Le lendemain, nous attendions avec forte impatience la rencontre de deux univers. Les deux chanteurs Jules et Jules Nectar ne se connaissaient pas vraiment 48 heures avant. Ils relèvent le défi de construire en quelques heures un concert. Une journée seulement de véritable préparation. Cette fois-ci le défi est d’autant plus grand que le principe suivra celui du nouveau spectacle de Jules et son orchestre : le Jules Box, un spectacle interactif à partir du patrimoine de nos chansons de 1950 à nos jours. Les deux Jules en auront une quarantaine à disposition, arrangée à leur sauce avec force effets de piano jazz (un régal ce Mathieu Debordes !) et quantité de petites percussions. Une liste de thèmes, formulés à partir de 18 titres de chansons, est distribuée à l’entrée. Chaque thème, choisi par le public, donne lieu à une chanson interprétée par chacun des Jules… Vous suivez ?
Bien entendu, dans ce concept de spectacle interactif, pas question de ménager ses effets, de construire en amont l’enchaînement des chansons. Et cette première soirée démarre sur les chapeaux de roue avec Je marche seul de Jean-Jacques Goldman (On ne peut faire mieux !) et Les yeux du soir de Jules Nectar, pour répondre au thème suggéré par La Balade Jim. On entendra avec délectation Jules Nectar chanter Le papa du papa de Bobby Lapointe, ou Le zizi de Pierre Perret (de vraies performances !) mais aussi Jules, seul au piano, tout en délicatesse, chantant la solitude… Moment de grâce. On aimera beaucoup le bugle de Mathieu Debordes donnant une nouvelle couleur à la chanson Fermer les yeux de Jules Nectar… Des duos s’improvisent. On se souviendra de la chanson de Thomas Fersen, Louise, ou celle de Céline Dion, Pour que tu m’aimes encore.
Le lendemain matin, à l’heure du petit noir au comptoir, pas question de manquer Jérôme Pinel dans Les monologues d’un code-barres. Un monologue théâtral assez loin de la chanson et même du slam dans lequel Jérôme brille au point d’avoir remporté en mai la première place à la Coupe du Monde de Slam de Poésie ! Porté, soutenu par Pascal et Emma Chauvet – et comme on les comprend !- il ira porter ses monologues à Avignon… Une autre aventure que celle de ce « mercato » du spectacle vivant… Il faut avoir entendu, vu ce comédien, cet auteur qui débarque avec ses personnages bancroches. Avec sa dégaine de pauvre hère comme nous en croisons beaucoup sur nos trottoirs, déboulent les mots, leur force, leur chair, leur impact émotionnel. En un mot, la poésie … Et ça vous prend au ventre à chaque fois. Jérôme Pinel, découvert en 2011 dans son projet Strange Enquête, à l’issue d’une formation comme Toulouse en propose en début de cursus, reste infailliblement pour nous une secousse…
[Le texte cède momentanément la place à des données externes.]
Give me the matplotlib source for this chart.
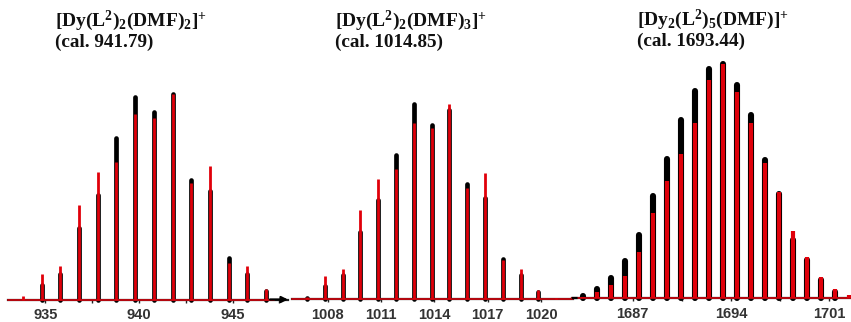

Le vendredi soir c’était au tour de Renaud de mettre en mouvement la nostalgie… Nous assistions pour la deuxième fois à cette création, Renaud récréation libertaire où se retrouvent pour assembler leur approche si différente, Jérôme Pinel, Matéo Langlois et Chouf. Le concert commence en force, avec Crève salope, a capella, en bord de scène. On ne peut être plus clair sur l’intention. Il s’agit bien de réveiller le Renaud pamphlétaire, hargneux parfois, tendre aussi, savoureux poète qui marie avec brio la familiarité et la métaphore poétique… Celui qui sut chanter aux cœurs de plusieurs générations, à commencer par celle des parents de ceux que nous voyons en scène. Il s‘agit bien, sans aucune contestation possible d’un patrimoine. Certes, on ne boudera pas notre plaisir d’entendre non seulement des chansons mais aussi des textes lus. Impossible alors de ne pas penser à l’excellent spectacle de François Gaillard, Frédéric Bobin et Laurent Boissery à la lecture des textes parus dans Charlie Hebdo de 1994 à 1996. Mais ce soir, faute sûrement d’un travail suffisant, les trois chanteurs restent empruntés et certains choix gâchent le plaisir, comme les voix enfantines dans Pourquoi d’abord, malgré l’incontestable apport de Matéo Langlois au piano, au beat-box ou au saxophone. C’était aussi un vrai plaisir de voir Chouf le rejoindre à la trompette. Mais sans doute l’un des meilleurs moments du concert fut-il le texte de Jérôme Pinel évoquant trois fans de Renaud. En somme, si ce concert est une rencontre éphémère, le plaisir est évident. S’il doit connaître d’autres programmations, il nécessite un temps de construction et d’harmonisation.
Ce que Lève ton vers #3, nous a rappelé, c’est que le spectateur reste le partenaire incontournable. On en revient au propos liminaire. Nous aimons la fragilité et l’authenticité des rencontres éphémères. Mais il en va autrement si le spectacle doit s’installer dans la durée. Nous le regardons alors, et l’apprécions, différemment.